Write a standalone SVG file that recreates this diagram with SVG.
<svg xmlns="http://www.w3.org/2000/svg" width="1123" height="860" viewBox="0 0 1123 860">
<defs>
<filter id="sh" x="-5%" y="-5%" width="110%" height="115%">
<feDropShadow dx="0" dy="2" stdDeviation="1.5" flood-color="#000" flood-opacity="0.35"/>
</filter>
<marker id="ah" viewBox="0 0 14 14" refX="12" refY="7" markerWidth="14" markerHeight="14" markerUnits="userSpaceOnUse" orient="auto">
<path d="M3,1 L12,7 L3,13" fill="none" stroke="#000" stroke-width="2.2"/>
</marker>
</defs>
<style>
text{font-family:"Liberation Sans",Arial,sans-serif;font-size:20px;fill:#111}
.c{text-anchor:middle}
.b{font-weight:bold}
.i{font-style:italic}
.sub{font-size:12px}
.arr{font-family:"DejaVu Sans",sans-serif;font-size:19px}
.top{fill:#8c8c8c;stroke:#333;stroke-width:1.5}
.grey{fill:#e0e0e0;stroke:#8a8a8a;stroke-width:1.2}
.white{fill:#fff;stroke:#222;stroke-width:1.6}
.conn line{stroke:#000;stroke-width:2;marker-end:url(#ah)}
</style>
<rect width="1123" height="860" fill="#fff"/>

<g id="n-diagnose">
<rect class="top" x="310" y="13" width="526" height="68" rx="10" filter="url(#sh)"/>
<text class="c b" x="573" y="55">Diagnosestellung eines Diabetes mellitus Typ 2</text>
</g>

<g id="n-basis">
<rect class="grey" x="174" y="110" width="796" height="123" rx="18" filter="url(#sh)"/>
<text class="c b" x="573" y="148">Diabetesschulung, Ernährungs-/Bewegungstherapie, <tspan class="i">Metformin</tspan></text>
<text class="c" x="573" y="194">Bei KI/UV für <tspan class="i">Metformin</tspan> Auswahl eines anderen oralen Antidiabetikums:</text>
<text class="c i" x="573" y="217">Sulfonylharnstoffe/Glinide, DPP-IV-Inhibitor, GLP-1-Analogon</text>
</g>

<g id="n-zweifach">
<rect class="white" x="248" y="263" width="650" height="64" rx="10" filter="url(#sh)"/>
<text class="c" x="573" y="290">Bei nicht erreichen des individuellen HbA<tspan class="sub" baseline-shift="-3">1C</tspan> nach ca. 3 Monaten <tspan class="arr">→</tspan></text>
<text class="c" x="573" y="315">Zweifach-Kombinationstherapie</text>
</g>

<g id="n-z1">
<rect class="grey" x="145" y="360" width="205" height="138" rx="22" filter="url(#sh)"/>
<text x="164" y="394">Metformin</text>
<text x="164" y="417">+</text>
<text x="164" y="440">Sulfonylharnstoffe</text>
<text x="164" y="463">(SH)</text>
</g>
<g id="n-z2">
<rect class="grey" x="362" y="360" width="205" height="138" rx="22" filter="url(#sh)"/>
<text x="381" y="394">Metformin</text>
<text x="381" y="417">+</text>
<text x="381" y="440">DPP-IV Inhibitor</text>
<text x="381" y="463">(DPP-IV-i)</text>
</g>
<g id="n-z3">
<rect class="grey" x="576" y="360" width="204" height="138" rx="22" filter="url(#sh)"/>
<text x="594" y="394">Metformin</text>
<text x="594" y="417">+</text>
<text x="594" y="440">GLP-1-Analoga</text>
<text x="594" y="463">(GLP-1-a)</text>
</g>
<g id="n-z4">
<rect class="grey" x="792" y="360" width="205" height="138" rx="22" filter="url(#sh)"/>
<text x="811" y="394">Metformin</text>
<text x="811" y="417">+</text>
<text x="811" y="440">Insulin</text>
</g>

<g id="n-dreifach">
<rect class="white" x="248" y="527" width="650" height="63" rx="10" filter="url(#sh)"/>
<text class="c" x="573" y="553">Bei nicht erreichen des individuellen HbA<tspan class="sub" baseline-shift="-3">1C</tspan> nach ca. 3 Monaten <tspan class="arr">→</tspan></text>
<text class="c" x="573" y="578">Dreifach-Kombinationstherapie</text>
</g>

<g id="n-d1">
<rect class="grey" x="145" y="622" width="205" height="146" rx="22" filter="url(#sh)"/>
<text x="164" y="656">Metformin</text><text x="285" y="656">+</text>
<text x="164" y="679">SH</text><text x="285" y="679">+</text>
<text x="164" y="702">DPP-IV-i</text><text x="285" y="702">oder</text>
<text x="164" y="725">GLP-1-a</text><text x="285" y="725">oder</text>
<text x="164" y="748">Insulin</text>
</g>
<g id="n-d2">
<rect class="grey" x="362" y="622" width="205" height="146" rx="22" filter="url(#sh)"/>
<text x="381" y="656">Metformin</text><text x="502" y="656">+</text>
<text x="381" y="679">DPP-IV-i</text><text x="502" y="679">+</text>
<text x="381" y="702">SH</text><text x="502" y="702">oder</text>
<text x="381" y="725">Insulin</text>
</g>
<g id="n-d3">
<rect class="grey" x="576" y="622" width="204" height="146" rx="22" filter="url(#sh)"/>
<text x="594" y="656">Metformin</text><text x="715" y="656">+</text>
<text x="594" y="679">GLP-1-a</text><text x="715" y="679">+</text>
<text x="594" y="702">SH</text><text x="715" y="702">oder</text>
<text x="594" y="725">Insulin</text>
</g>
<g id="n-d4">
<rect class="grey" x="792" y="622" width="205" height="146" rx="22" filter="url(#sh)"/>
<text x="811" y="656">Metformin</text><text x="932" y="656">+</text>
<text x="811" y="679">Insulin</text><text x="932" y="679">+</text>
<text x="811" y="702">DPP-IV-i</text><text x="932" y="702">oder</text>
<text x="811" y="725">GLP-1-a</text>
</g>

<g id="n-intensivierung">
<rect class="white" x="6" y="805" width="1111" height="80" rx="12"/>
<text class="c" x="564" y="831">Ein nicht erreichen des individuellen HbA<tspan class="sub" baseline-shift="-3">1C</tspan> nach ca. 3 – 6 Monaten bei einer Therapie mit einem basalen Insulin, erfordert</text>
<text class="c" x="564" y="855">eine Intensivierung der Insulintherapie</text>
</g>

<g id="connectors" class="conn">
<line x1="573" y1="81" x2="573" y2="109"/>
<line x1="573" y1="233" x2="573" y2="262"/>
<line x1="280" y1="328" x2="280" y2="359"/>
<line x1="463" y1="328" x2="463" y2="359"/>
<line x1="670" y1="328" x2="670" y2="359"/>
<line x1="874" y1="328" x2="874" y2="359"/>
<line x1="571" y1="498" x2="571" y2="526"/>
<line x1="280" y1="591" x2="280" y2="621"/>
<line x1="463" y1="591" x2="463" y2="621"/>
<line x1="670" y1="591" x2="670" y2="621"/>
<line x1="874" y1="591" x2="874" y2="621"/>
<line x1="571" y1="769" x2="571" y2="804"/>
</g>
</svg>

** PROBLEM DESCRIPTION **
Please return the data above exactly as given.

** ANSWER TO THIS PROBLEM **
Write a standalone SVG file that recreates this diagram with SVG.
<svg xmlns="http://www.w3.org/2000/svg" width="1123" height="860" viewBox="0 0 1123 860">
<defs>
<filter id="sh" x="-5%" y="-5%" width="110%" height="115%">
<feDropShadow dx="0" dy="2" stdDeviation="1.5" flood-color="#000" flood-opacity="0.35"/>
</filter>
<marker id="ah" viewBox="0 0 14 14" refX="12" refY="7" markerWidth="14" markerHeight="14" markerUnits="userSpaceOnUse" orient="auto">
<path d="M3,1 L12,7 L3,13" fill="none" stroke="#000" stroke-width="2.2"/>
</marker>
</defs>
<style>
text{font-family:"Liberation Sans",Arial,sans-serif;font-size:20px;fill:#111}
.c{text-anchor:middle}
.b{font-weight:bold}
.i{font-style:italic}
.sub{font-size:12px}
.arr{font-family:"DejaVu Sans",sans-serif;font-size:19px}
.top{fill:#8c8c8c;stroke:#333;stroke-width:1.5}
.grey{fill:#e0e0e0;stroke:#8a8a8a;stroke-width:1.2}
.white{fill:#fff;stroke:#222;stroke-width:1.6}
.conn line{stroke:#000;stroke-width:2;marker-end:url(#ah)}
</style>
<rect width="1123" height="860" fill="#fff"/>

<g id="n-diagnose">
<rect class="top" x="310" y="13" width="526" height="68" rx="10" filter="url(#sh)"/>
<text class="c b" x="573" y="55">Diagnosestellung eines Diabetes mellitus Typ 2</text>
</g>

<g id="n-basis">
<rect class="grey" x="174" y="110" width="796" height="123" rx="18" filter="url(#sh)"/>
<text class="c b" x="573" y="148">Diabetesschulung, Ernährungs-/Bewegungstherapie, <tspan class="i">Metformin</tspan></text>
<text class="c" x="573" y="194">Bei KI/UV für <tspan class="i">Metformin</tspan> Auswahl eines anderen oralen Antidiabetikums:</text>
<text class="c i" x="573" y="217">Sulfonylharnstoffe/Glinide, DPP-IV-Inhibitor, GLP-1-Analogon</text>
</g>

<g id="n-zweifach">
<rect class="white" x="248" y="263" width="650" height="64" rx="10" filter="url(#sh)"/>
<text class="c" x="573" y="290">Bei nicht erreichen des individuellen HbA<tspan class="sub" baseline-shift="-3">1C</tspan> nach ca. 3 Monaten <tspan class="arr">→</tspan></text>
<text class="c" x="573" y="315">Zweifach-Kombinationstherapie</text>
</g>

<g id="n-z1">
<rect class="grey" x="145" y="360" width="205" height="138" rx="22" filter="url(#sh)"/>
<text x="164" y="394">Metformin</text>
<text x="164" y="417">+</text>
<text x="164" y="440">Sulfonylharnstoffe</text>
<text x="164" y="463">(SH)</text>
</g>
<g id="n-z2">
<rect class="grey" x="362" y="360" width="205" height="138" rx="22" filter="url(#sh)"/>
<text x="381" y="394">Metformin</text>
<text x="381" y="417">+</text>
<text x="381" y="440">DPP-IV Inhibitor</text>
<text x="381" y="463">(DPP-IV-i)</text>
</g>
<g id="n-z3">
<rect class="grey" x="576" y="360" width="204" height="138" rx="22" filter="url(#sh)"/>
<text x="594" y="394">Metformin</text>
<text x="594" y="417">+</text>
<text x="594" y="440">GLP-1-Analoga</text>
<text x="594" y="463">(GLP-1-a)</text>
</g>
<g id="n-z4">
<rect class="grey" x="792" y="360" width="205" height="138" rx="22" filter="url(#sh)"/>
<text x="811" y="394">Metformin</text>
<text x="811" y="417">+</text>
<text x="811" y="440">Insulin</text>
</g>

<g id="n-dreifach">
<rect class="white" x="248" y="527" width="650" height="63" rx="10" filter="url(#sh)"/>
<text class="c" x="573" y="553">Bei nicht erreichen des individuellen HbA<tspan class="sub" baseline-shift="-3">1C</tspan> nach ca. 3 Monaten <tspan class="arr">→</tspan></text>
<text class="c" x="573" y="578">Dreifach-Kombinationstherapie</text>
</g>

<g id="n-d1">
<rect class="grey" x="145" y="622" width="205" height="146" rx="22" filter="url(#sh)"/>
<text x="164" y="656">Metformin</text><text x="285" y="656">+</text>
<text x="164" y="679">SH</text><text x="285" y="679">+</text>
<text x="164" y="702">DPP-IV-i</text><text x="285" y="702">oder</text>
<text x="164" y="725">GLP-1-a</text><text x="285" y="725">oder</text>
<text x="164" y="748">Insulin</text>
</g>
<g id="n-d2">
<rect class="grey" x="362" y="622" width="205" height="146" rx="22" filter="url(#sh)"/>
<text x="381" y="656">Metformin</text><text x="502" y="656">+</text>
<text x="381" y="679">DPP-IV-i</text><text x="502" y="679">+</text>
<text x="381" y="702">SH</text><text x="502" y="702">oder</text>
<text x="381" y="725">Insulin</text>
</g>
<g id="n-d3">
<rect class="grey" x="576" y="622" width="204" height="146" rx="22" filter="url(#sh)"/>
<text x="594" y="656">Metformin</text><text x="715" y="656">+</text>
<text x="594" y="679">GLP-1-a</text><text x="715" y="679">+</text>
<text x="594" y="702">SH</text><text x="715" y="702">oder</text>
<text x="594" y="725">Insulin</text>
</g>
<g id="n-d4">
<rect class="grey" x="792" y="622" width="205" height="146" rx="22" filter="url(#sh)"/>
<text x="811" y="656">Metformin</text><text x="932" y="656">+</text>
<text x="811" y="679">Insulin</text><text x="932" y="679">+</text>
<text x="811" y="702">DPP-IV-i</text><text x="932" y="702">oder</text>
<text x="811" y="725">GLP-1-a</text>
</g>

<g id="n-intensivierung">
<rect class="white" x="6" y="805" width="1111" height="80" rx="12"/>
<text class="c" x="564" y="831">Ein nicht erreichen des individuellen HbA<tspan class="sub" baseline-shift="-3">1C</tspan> nach ca. 3 – 6 Monaten bei einer Therapie mit einem basalen Insulin, erfordert</text>
<text class="c" x="564" y="855">eine Intensivierung der Insulintherapie</text>
</g>

<g id="connectors" class="conn">
<line x1="573" y1="81" x2="573" y2="109"/>
<line x1="573" y1="233" x2="573" y2="262"/>
<line x1="280" y1="328" x2="280" y2="359"/>
<line x1="463" y1="328" x2="463" y2="359"/>
<line x1="670" y1="328" x2="670" y2="359"/>
<line x1="874" y1="328" x2="874" y2="359"/>
<line x1="571" y1="498" x2="571" y2="526"/>
<line x1="280" y1="591" x2="280" y2="621"/>
<line x1="463" y1="591" x2="463" y2="621"/>
<line x1="670" y1="591" x2="670" y2="621"/>
<line x1="874" y1="591" x2="874" y2="621"/>
<line x1="571" y1="769" x2="571" y2="804"/>
</g>
</svg>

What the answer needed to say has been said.